Who knows what the truth is about whether Hillary Clinton will concede or not tonight, but either way it's just a matter of time.

The big question of course is whether or not her supporters will get in line with Barack Obama. Looking at our poll from yesterday, those who would vote for Clinton in a match against John McCain are not necessarily going for Obama. Right now their votes break down as 58% for Obama, 19% undecided, 18% for McCain, and 5% for Bob Barr.

You have to think most of those undecideds are eventually going to end up supporting Obama. If he received the support of 80% of Clinton's supporters rather than the 58% he's polling at right now, he'd be leading McCain by a margin of about 46-43 in NC.

If Democrats can get on the same page in the state, Barack Obama will have a decent chance of taking North Carolina this fall.


Anonymous said...

Tom, we can only pray they will. I have said since Jan 08 that I think Obama could and will take NC in the fall and every one called me an Obama hack, but I have done the math over and over again and each time it comes up will Obama and McCain neck to neck.

Anonymous said...

Tom, your latest poll assumes that Democrats will comprise 49% of the voters in November; Republicans 35%and Independents 16%. In 2004, exit polls indicated Democrats 39% -- Republicans 40% and Independents 21%. In 2000, the breakdown was 41% Democrats -- 39% Republicans and 20% Independents. Can you explain why PPP sees the jump in Democratic voters in '08?

Anonymous said...

sgheen, I can answer that quetion. If you go look at the state board of election site, it has the number of voters by each party. Last time I check(Don't hold this to me) the party make up was.

Demcratic Party- 45%
Republican Party- 33%
Independents/other- 22%

Tom Jensen said...

Several things:

-Pew has found a nine percent shift toward the Democrats in party self identification in North Carolina since 2004:


-The 2004 exit poll found that 26% of the North Carolina electorate was black. It was actually only 18%. So I wouldn't take the exit poll as the gospel.

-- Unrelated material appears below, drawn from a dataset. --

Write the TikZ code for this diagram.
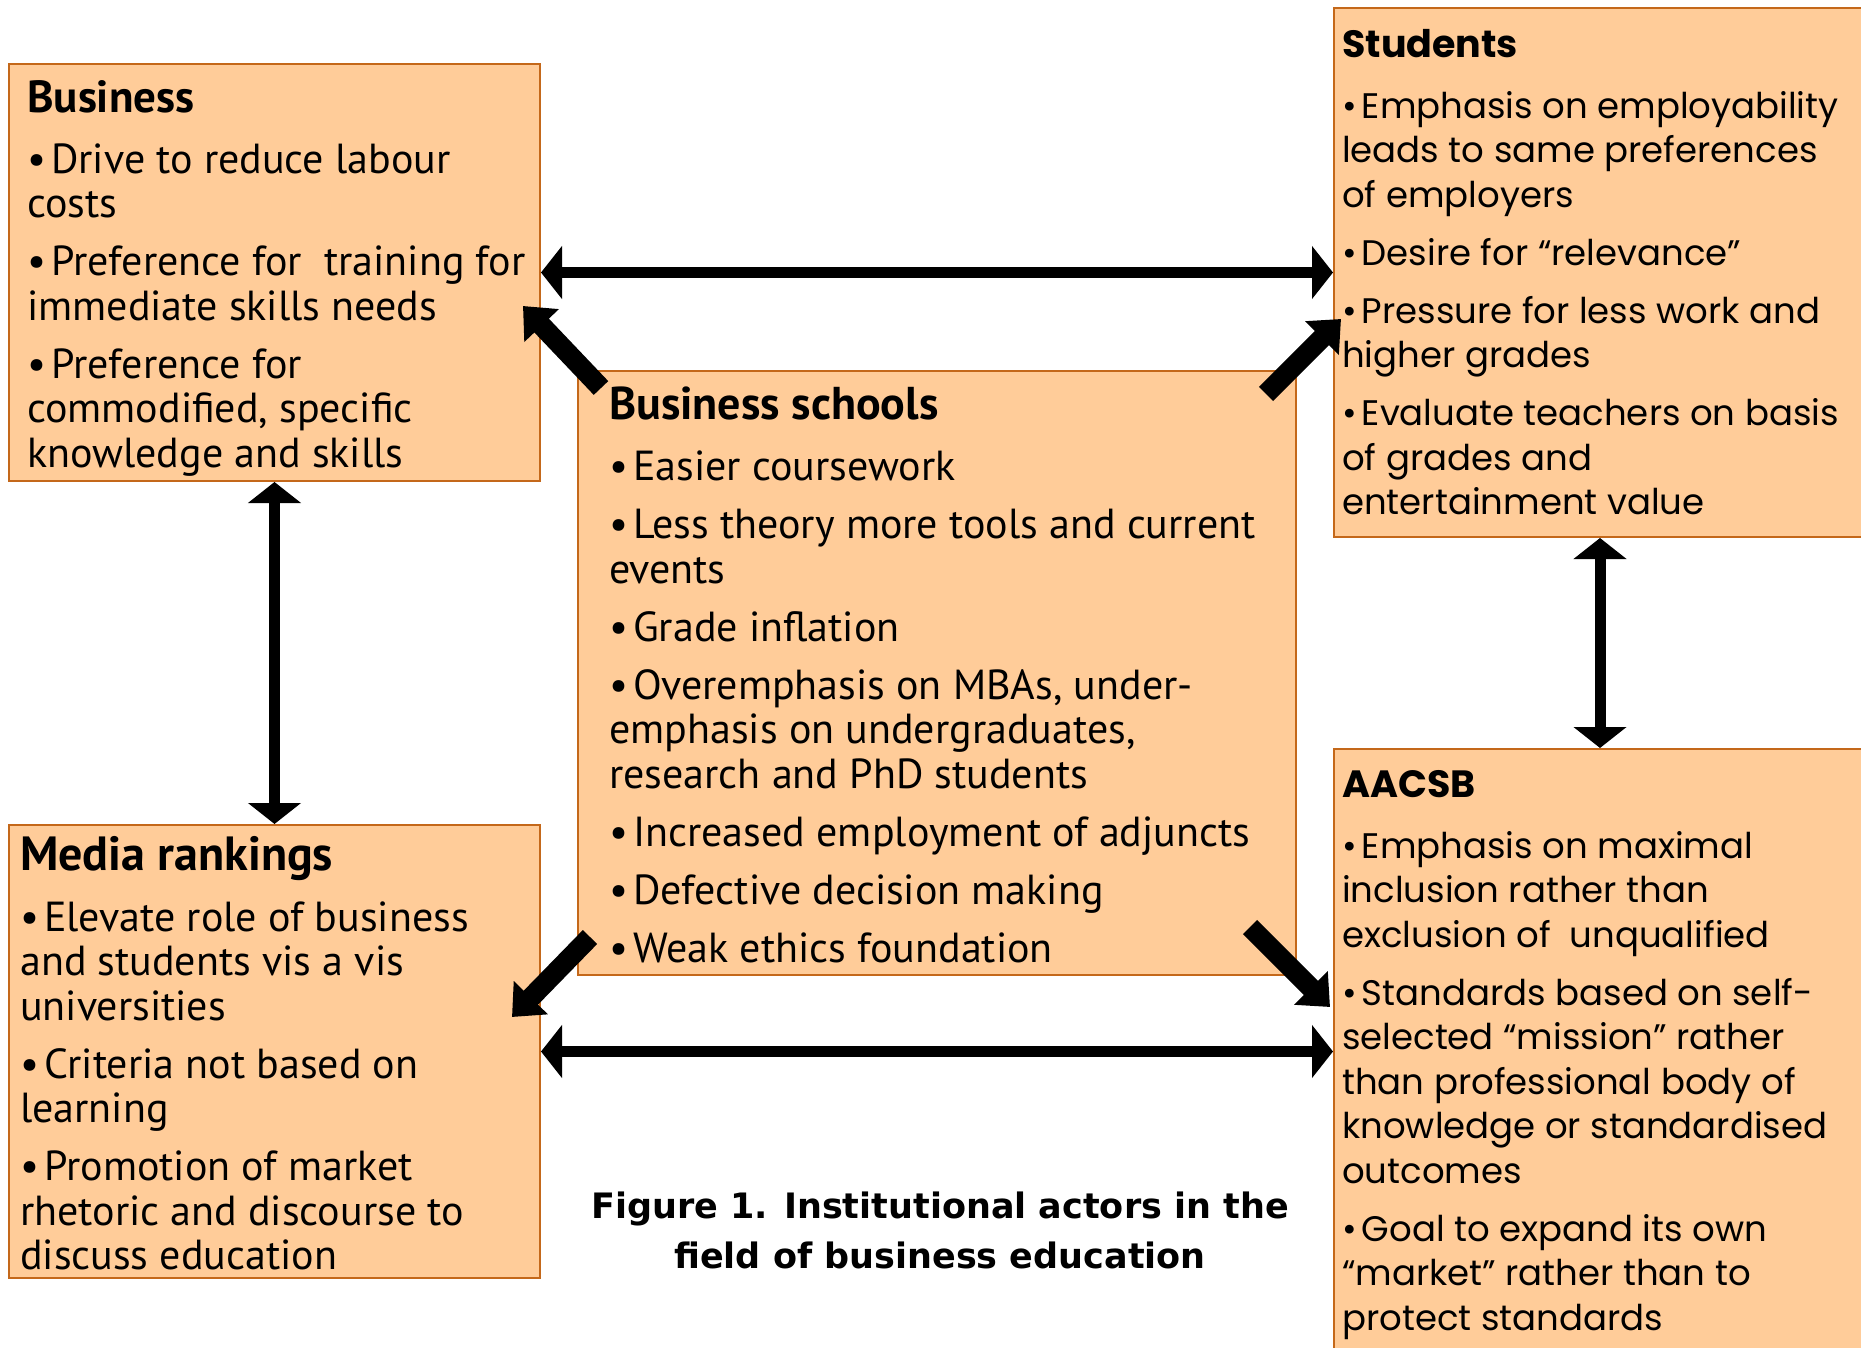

-For this latest poll, we did not weight for party. So we see the jump because that's how people are answering the polls.

Anonymous said...

Thank you Tom. But, I have several additional questions. The Pew survey is of "registered voters," not "likely voters." Perhaps I missed it, but is your poll of the general population, registered voters or likely voters? Second, you note that the 2004 exit polls reported 26% of all voters were Black, but that number was only 18%. Does that 18% represent the percent of Blacks registered or are you saying that the exit polls over reported the number of Blacks actually voting? If the latter, where does the 18% come from. Third, in the Pew poll to which you refer, self-identification was little changed for Democrats from 2000 to 2004 and Pew found 39% identified as Democrats in 2004. Yet, based on your poll and comments, you are finding 49% of your survey are Democrats. I clearly understand that is the "way" the questions were answered, but one question is whether PPP's poll will reflect the actual result in NC. Thank you.